--- start of Entries provided ---
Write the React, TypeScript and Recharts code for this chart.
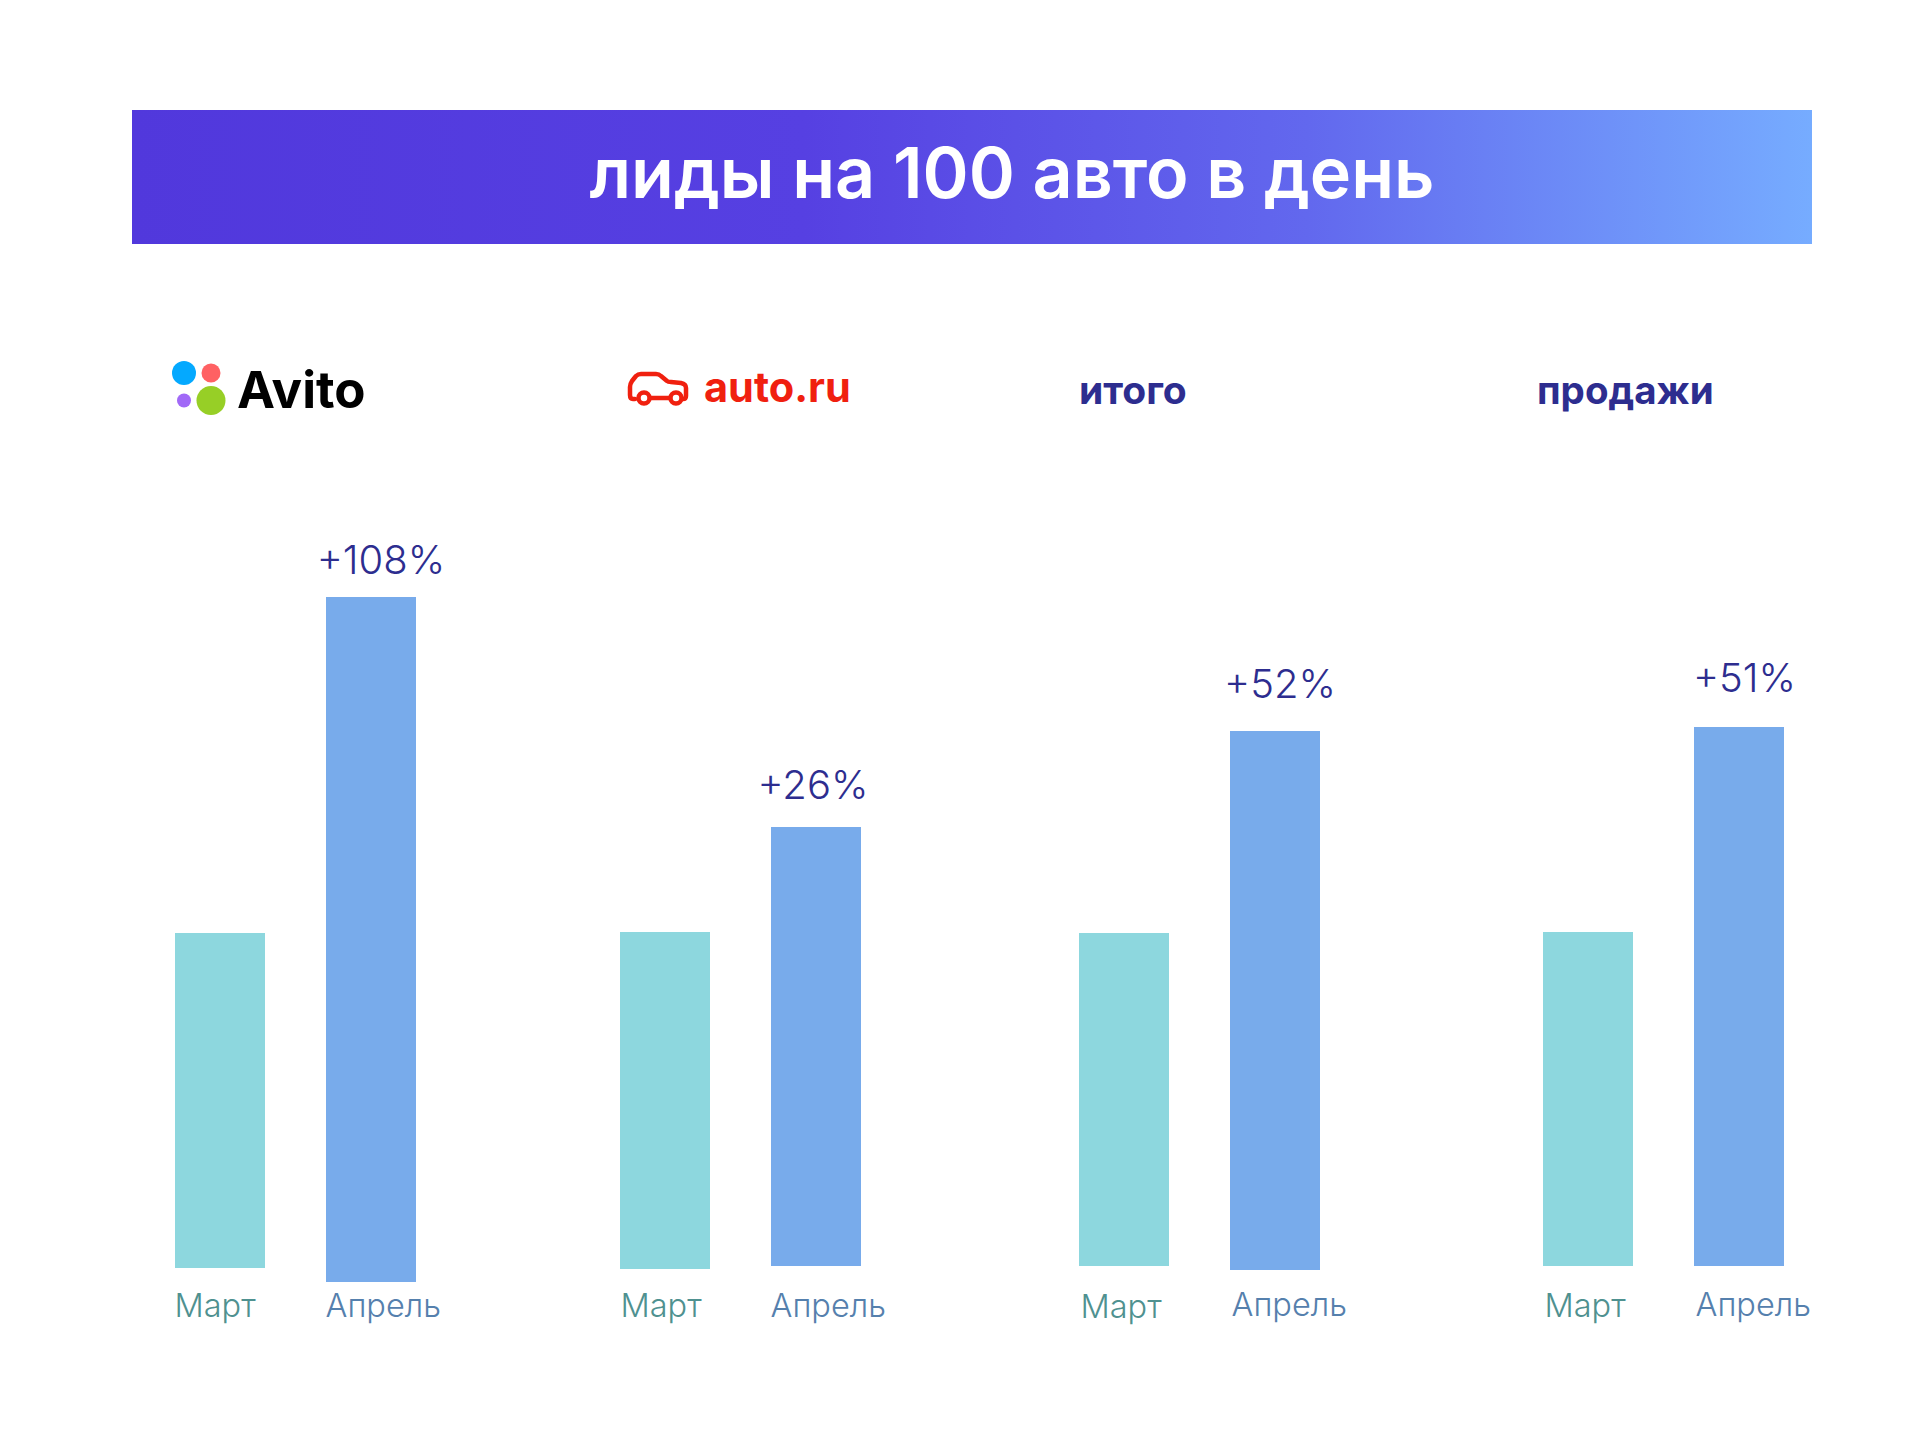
import { BarChart, Bar, XAxis, YAxis, Cell, LabelList } from "recharts";

const months = ["Март", "Апрель"];
const growth = ["+108%", "+26%", "+52%", "+51%"];

// Bars in the picture do not share a baseline, so each one is a [low, high] range
const marchLow = [22, 21, 24, 24];
const marchHigh = [357, 358, 357, 358];
const aprilLow = [8, 24, 20, 24];
const aprilHigh = [693, 463, 559, 563];

const FONT = "Inter, 'Noto Sans', sans-serif";
const BAR_COLORS = ["#8dd7de", "#78abeb"];
const TICK_COLORS = ["#4f9190", "#5580ad"];
const INK = "#2d2d8f";

// Layout of each small chart
const panels = [
  { left: 143.5, labelDx: 10, labelDy: -23, tickDx: [0, 0], tickDy: [0, 0] },
  { left: 588.5, labelDx: -3, labelDy: -28, tickDx: [1, 0], tickDy: [0, 0] },
  { left: 1047.5, labelDx: 5, labelDy: -33, tickDx: [2, 2], tickDy: [1, -1] },
  { left: 1511.5, labelDx: 5.5, labelDy: -35, tickDx: [2, 2], tickDy: [0, -1] },
];

function Panel({ index }: { index: number }) {
  const layout = panels[index];
  const data = [
    { month: months[0], range: [marchLow[index], marchHigh[index]], label: "" },
    { month: months[1], range: [aprilLow[index], aprilHigh[index]], label: growth[index] },
  ];

  const renderTick = ({ x, y, payload, index: i }: any) => (
    <text
      x={x - 45 + layout.tickDx[i]}
      y={y + 21 + layout.tickDy[i]}
      fill={TICK_COLORS[i]}
      fontFamily={FONT}
      fontSize={32.5}
      fontWeight={300}
      textAnchor="start"
    >
      {payload.value}
    </text>
  );

  const renderLabel = ({ x, y, width, value }: any) =>
    value ? (
      <text
        x={x + width / 2 + layout.labelDx}
        y={y + layout.labelDy}
        fill={INK}
        fontFamily={FONT}
        fontSize={40}
        fontWeight={300}
        textAnchor="middle"
      >
        {value}
      </text>
    ) : null;

  return (
    <div style={{ position: "absolute", left: layout.left, top: 500 }}>
      <BarChart
        width={302}
        height={850}
        data={data}
        margin={{ top: 90, right: 0, bottom: 0, left: 0 }}
        barCategoryGap={0}
      >
        <YAxis hide domain={[0, 700]} />
        <XAxis
          dataKey="month"
          axisLine={false}
          tickLine={false}
          interval={0}
          height={60}
          tick={renderTick}
          tickMargin={0}
        />
        <Bar dataKey="range" barSize={90} isAnimationActive={false}>
          {data.map((entry, i) => (
            <Cell key={entry.month} fill={BAR_COLORS[i]} />
          ))}
          <LabelList dataKey="label" content={renderLabel} />
        </Bar>
      </BarChart>
    </div>
  );
}

export default function App() {
  return (
    <div style={{ position: "absolute", left: 0, top: 0, width: 1921, height: 1441, background: "#fff", overflow: "hidden" }}>
      <div
        style={{
          position: "absolute",
          left: 131.5,
          top: 109.5,
          width: 1680,
          height: 134.5,
          background: "linear-gradient(90deg, #5138dc 0%, #5640e2 40%, #6268ee 70%, #76acff 100%)",
        }}
      />
      <svg width={1921} height={1441} style={{ position: "absolute", left: 0, top: 0 }}>
        <text x={1012} y={198} fill="#fff" fontFamily={FONT} fontSize={70} fontWeight={600} textAnchor="middle">
          лиды на 100 авто в день
        </text>

        {/* Avito logo */}
        <circle cx={184} cy={373} r={12} fill="#04a9ff" />
        <circle cx={211} cy={373} r={9.5} fill="#ff6163" />
        <circle cx={184} cy={400.5} r={7} fill="#a169f7" />
        <circle cx={211} cy={400.5} r={14.5} fill="#97cf26" />
        <text x={237} y={408} fill="#000" fontFamily={FONT} fontSize={51} fontWeight={700}>
          Avito
        </text>

        {/* auto.ru logo */}
        <path
          d="M635 399 h-2 q-3 0 -3 -4 v-8 q0 -3 2 -6 l4 -5 q2 -2 5 -2 h15 q3 0 5 2 l6 5 q1 1 4 1 l10 1 q5 1 5 5 v8 q0 3 -3 3 h-1 M651 398 h19"
          fill="none"
          stroke="#f0200f"
          strokeWidth={4.5}
          strokeLinecap="round"
          strokeLinejoin="round"
        />
        <circle cx={644} cy={398} r={5.5} fill="#fff" stroke="#f0200f" strokeWidth={4.5} />
        <circle cx={676} cy={398} r={5.5} fill="#fff" stroke="#f0200f" strokeWidth={4.5} />
        <text x={704} y={402} fill="#f0200f" fontFamily={FONT} fontSize={41.5} fontWeight={700}>
          auto.ru
        </text>

        <text x={1079} y={404} fill={INK} fontFamily={FONT} fontSize={39} fontWeight={700}>
          итого
        </text>
        <text x={1537} y={404} fill={INK} fontFamily={FONT} fontSize={38.5} fontWeight={700}>
          продажи
        </text>
      </svg>
      {panels.map((_, i) => (
        <Panel key={i} index={i} />
      ))}
    </div>
  );
}
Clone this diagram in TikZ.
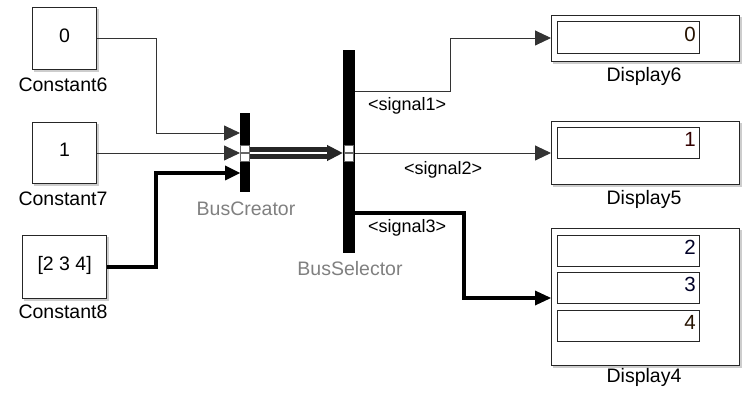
\documentclass[tikz,border=0pt]{standalone}
\usepackage{fontspec}
\setmainfont{Liberation Sans}
\usetikzlibrary{arrows.meta}
\definecolor{lblgray}{RGB}{128,128,128}
\definecolor{shadowgray}{RGB}{205,205,205}
\tikzset{
  blk/.style={draw=black!85, line width=1.3pt, fill=white, inner sep=0pt, anchor=north west},
  lbl/.style={inner sep=0pt, font=\fontsize{19.5}{21}\selectfont, text height=0.716em, text depth=0pt},
  slbl/.style={lbl, font=\fontsize{18}{20}\selectfont},
  vlbl/.style={lbl, font=\fontsize{20.5}{22}\selectfont},
  glbl/.style={lbl, text=lblgray},
  bar/.style={fill=black, draw=none, inner sep=0pt},
  sig/.style={draw=black!80, line width=0.9pt, -{Triangle[length=16pt,width=15pt]}},
  thicksigline/.style={draw=black, line width=3.4pt},
  bus/.style={draw=black!85, line width=5pt, double=white, double distance=1.6pt, -{Triangle[length=16pt,width=15pt]}},
  port/.style={fill=white, draw=black!60, line width=0.6pt, minimum width=9pt, minimum height=16pt, inner sep=0pt}
}
\begin{document}
\begin{tikzpicture}[x=1pt,y=-1pt]
\useasboundingbox (0,0) rectangle (744,398);
% shadows
\fill[shadowgray] (34,9) rectangle (99,72);
\fill[shadowgray] (34,124) rectangle (99,186);
\fill[shadowgray] (24,237) rectangle (109,301);
\fill[shadowgray] (553,17) rectangle (742,64);
\fill[shadowgray] (553,123) rectangle (742,187);
\fill[shadowgray] (553,230) rectangle (742,368);
% constants
\node[blk, minimum width=64pt, minimum height=62pt] (c6) at (32,7) {};
\node[lbl] at (c6.center) {0};
\node[blk, minimum width=64pt, minimum height=61pt] (c7) at (32,122) {};
\node[lbl] at (c7.center) {1};
\node[blk, minimum width=84pt, minimum height=63pt] (c8) at (22,235) {};
\node[lbl] at (c8.center) {[2 3 4]};
\node[lbl] (lc6) at (63,87.5) {Constant6};
\node[lbl] (lc7) at (63,201.5) {Constant7};
\node[lbl] (lc8) at (63,315) {Constant8};
% bus creator
\node[bar, minimum width=10pt, minimum height=79pt, anchor=north west] (bc) at (240,113) {};
\node[glbl] (lbc) at (246,211.5) {BusCreator};
% bus selector
\node[bar, minimum width=12pt, minimum height=203pt, anchor=north west] (bs) at (343,50) {};
\node[glbl] (lbs) at (350,272) {BusSelector};
\coordinate (bc1) at (240,133);
\coordinate (bc2) at (240,153);
\coordinate (bc3) at (240,173);
\coordinate (bs1) at (355,91);
\coordinate (bs2) at (355,153);
\coordinate (bs3) at (355,213);
% displays
\node[blk, minimum width=188pt, minimum height=46pt] (d6) at (551,15) {};
\node[blk, line width=1pt, minimum width=142pt, minimum height=32pt] (d6a) at (557,21) {};
\node[vlbl, anchor=east, text=black!85!orange] at ([xshift=-4pt]d6a.east) {0};
\node[lbl] (ld6) at (644,78) {Display6};
\node[blk, minimum width=188pt, minimum height=63pt] (d5) at (551,121) {};
\node[blk, line width=1pt, minimum width=142pt, minimum height=31pt] (d5a) at (557,127) {};
\node[vlbl, anchor=east, text=black!80!red] at ([xshift=-4pt]d5a.east) {1};
\node[lbl] (ld5) at (644,201) {Display5};
\node[blk, minimum width=188pt, minimum height=137pt] (d4) at (551,228) {};
\node[blk, line width=1pt, minimum width=142pt, minimum height=31pt] (d4a) at (557,235) {};
\node[blk, line width=1pt, minimum width=142pt, minimum height=31pt] (d4b) at (557,272) {};
\node[blk, line width=1pt, minimum width=142pt, minimum height=31pt] (d4c) at (557,310) {};
\node[vlbl, anchor=east, text=black!85!blue] at ([xshift=-4pt]d4a.east) {2};
\node[vlbl, anchor=east, text=black!85!blue] at ([xshift=-4pt]d4b.east) {3};
\node[vlbl, anchor=east, text=black!85!orange] at ([xshift=-4pt]d4c.east) {4};
\node[lbl] (ld4) at (644,379) {Display4};
\coordinate (d6in) at (551,38);
\coordinate (d5in) at (551,153);
\coordinate (d4in) at (551,298);
% connectors in
\draw[sig] (c6.east) -| (156,133) -- (bc1);
\draw[sig] (c7.east |- bc2) -- (bc2);
\draw[thicksigline] (c8.east) -| (156,173) -- (226,173);
\fill (225,165.5) -- (240,173) -- (225,180.5) -- cycle;
% bus
\draw[bus] (bc2 -| bc.east) -- (bs.west |- bc2);
% outputs
\draw[sig] (bs1) -| (450,38) -- (d6in);
\draw[sig] (bs2) -- (d5in);
\draw[thicksigline] (bs3) -| (464,298) -- (537,298);
\fill (535,290.5) -- (551,298) -- (535,305.5) -- cycle;
\node[slbl, anchor=west] (s1) at (368,106.5) {<signal1>};
\node[slbl, anchor=west] (s2) at (404,171) {<signal2>};
\node[slbl, anchor=west] (s3) at (368,229) {<signal3>};
% ports
\node[port] at (245,153) {};
\draw[black!60, line width=1.2pt] (240.5,153) -- (249.5,153);
\node[port] at (349,153) {};
\draw[black!60, line width=1.2pt] (344.5,153) -- (353.5,153);
\end{tikzpicture}
\end{document}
--- end of Entries provided ---
Set out every line from the material that contains the string "this".

Write the React, TypeScript and Recharts code for this chart.
Clone this diagram in TikZ.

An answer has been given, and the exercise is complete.